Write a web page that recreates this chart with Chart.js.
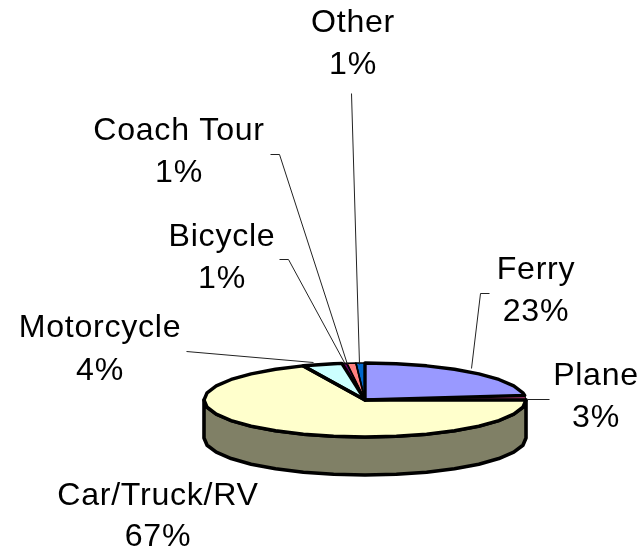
<!DOCTYPE html>
<html>
<head>
<meta charset="utf-8">
<style>html,body{margin:0;padding:0;background:#fff}#w{position:relative;width:641px;height:550px}</style>
<script src="https://cdn.jsdelivr.net/npm/chart.js@4/dist/chart.umd.min.js"></script>
</head>
<body>
<div id="w"><canvas id="c" width="641" height="550"></canvas></div>
<script>
const categories = ['Ferry','Plane','Car/Truck/RV','Motorcycle','Bicycle','Coach Tour','Other'];
const percentLabels = ['23%','3%','67%','4%','1%','1%','1%'];
// slice sizes as they appear on the tilted pie
const sliceSizes = [23,2,68.7,4,0.5,0.9,0.9];
const sliceColors = ['#9999FF','#993366','#FFFFCC','#CCFFFF','#660066','#FF8080','#0066CC'];
const sideColor = '#808066';

const pieCenter = {x:365,y:400}, radiusX = 161, radiusY = 37, depth = 38;
// label centre x, baseline of the first and second text rows
const labelPos = [[536,279,321],[596,385,427],[158,505,546],[100,337,380],[222,246,288],[179,140,182],[353,32,74]];
// outline width per slice
const outlineWidths = [3.4,1,3.4,3.4,1.6,1.6,1.6];
// leader polylines
const leaders = [
 [[489,293],[480,293],[471,368]],
 [[527,399],[549,399]],
 [],
 [[186,351],[313,362]],
 [[279,259],[288,259],[345,364]],
 [[270,154],[279,154],[347,364]],
 [[351,93],[359,364]]
];
const fontPx = 31.5, textStretch = 1.02, textSpacing = '0.7px';

function ePt(a,dy){return [pieCenter.x+radiusX*Math.cos(a), pieCenter.y+radiusY*Math.sin(a)+(dy||0)];}
function facet(ctx,a0,a1,dy){
  const step=Math.PI/16;
  let a=a0;
  while(true){
    const p=ePt(a,dy);ctx.lineTo(p[0],p[1]);
    if(a>=a1)break;
    const next=(Math.floor(a/step+1e-6)+1)*step;
    a=Math.min(next,a1);
  }
}
function facet2(ctx){
  const step=Math.PI/16;
  for(let a=Math.PI;a>=-1e-6;a-=step){const p=ePt(a,depth);ctx.lineTo(p[0],p[1]);}
}
const tiltPlugin={
  id:'tilt',
  beforeDatasetsDraw(chart){
    const ctx=chart.ctx;
    ctx.save();
    ctx.beginPath();
    facet(ctx,0,Math.PI,0);
    facet2(ctx);
    ctx.closePath();
    ctx.fillStyle=sideColor;ctx.fill();
    ctx.lineWidth=3.6;ctx.lineJoin='round';ctx.strokeStyle='#000';ctx.stroke();
    ctx.restore();
    const c=chart.getDatasetMeta(0).data[0];
    ctx.save();
    ctx.translate(0,pieCenter.y);
    ctx.scale(1,radiusY/radiusX);
    ctx.translate(0,-c.y);
    ctx.translate(pieCenter.x-c.x,0);
  },
  afterDatasetsDraw(chart){
    const ctx=chart.ctx;
    ctx.restore();
    const arcs=chart.getDatasetMeta(0).data;
    ctx.save();
    ctx.strokeStyle='#000';ctx.lineJoin='round';
    arcs.forEach((arc,i)=>{
      ctx.beginPath();
      ctx.moveTo(pieCenter.x,pieCenter.y);
      facet(ctx,arc.startAngle,arc.endAngle,0);
      ctx.closePath();
      ctx.lineWidth=outlineWidths[i];
      ctx.stroke();
    });
    ctx.lineWidth=1;ctx.strokeStyle='#222';
    leaders.forEach(l=>{
      if(!l.length)return;
      ctx.beginPath();
      l.forEach((p,j)=>j?ctx.lineTo(p[0]+.5,p[1]+.5):ctx.moveTo(p[0]+.5,p[1]+.5));
      ctx.stroke();
    });
    ctx.fillStyle='#000';ctx.textAlign='center';ctx.textBaseline='alphabetic';
    ctx.font=fontPx+'px "Liberation Sans", Arial, sans-serif';
    ctx.letterSpacing=textSpacing;
    categories.forEach((name,i)=>{
      const [x,y1,y2]=labelPos[i];
      [[name,y1],[percentLabels[i],y2]].forEach(([t,y])=>{
        ctx.save();ctx.translate(x,y);ctx.scale(textStretch,1);ctx.fillText(t,0,0);ctx.restore();
      });
    });
    ctx.restore();
  }
};
new Chart(document.getElementById('c'),{
  type:'pie',
  data:{labels:categories,datasets:[{data:sliceSizes,backgroundColor:sliceColors,borderWidth:0}]},
  options:{
    responsive:false,animation:false,radius:radiusX,
    layout:{padding:{left:89}},
    plugins:{legend:{display:false},tooltip:{enabled:false}}
  },
  plugins:[tiltPlugin]
});
</script>
</body>
</html>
--*--
From the first line above to the line containing "const fontPx = 31.5, textStretch", repeat each line exactly. Pictures stay out.

Write a web page that recreates this chart with Chart.js.
<!DOCTYPE html>
<html>
<head>
<meta charset="utf-8">
<style>html,body{margin:0;padding:0;background:#fff}#w{position:relative;width:641px;height:550px}</style>
<script src="https://cdn.jsdelivr.net/npm/chart.js@4/dist/chart.umd.min.js"></script>
</head>
<body>
<div id="w"><canvas id="c" width="641" height="550"></canvas></div>
<script>
const categories = ['Ferry','Plane','Car/Truck/RV','Motorcycle','Bicycle','Coach Tour','Other'];
const percentLabels = ['23%','3%','67%','4%','1%','1%','1%'];
// slice sizes as they appear on the tilted pie
const sliceSizes = [23,2,68.7,4,0.5,0.9,0.9];
const sliceColors = ['#9999FF','#993366','#FFFFCC','#CCFFFF','#660066','#FF8080','#0066CC'];
const sideColor = '#808066';

const pieCenter = {x:365,y:400}, radiusX = 161, radiusY = 37, depth = 38;
// label centre x, baseline of the first and second text rows
const labelPos = [[536,279,321],[596,385,427],[158,505,546],[100,337,380],[222,246,288],[179,140,182],[353,32,74]];
// outline width per slice
const outlineWidths = [3.4,1,3.4,3.4,1.6,1.6,1.6];
// leader polylines
const leaders = [
 [[489,293],[480,293],[471,368]],
 [[527,399],[549,399]],
 [],
 [[186,351],[313,362]],
 [[279,259],[288,259],[345,364]],
 [[270,154],[279,154],[347,364]],
 [[351,93],[359,364]]
];
const fontPx = 31.5, textStretch = 1.02, textSpacing = '0.7px';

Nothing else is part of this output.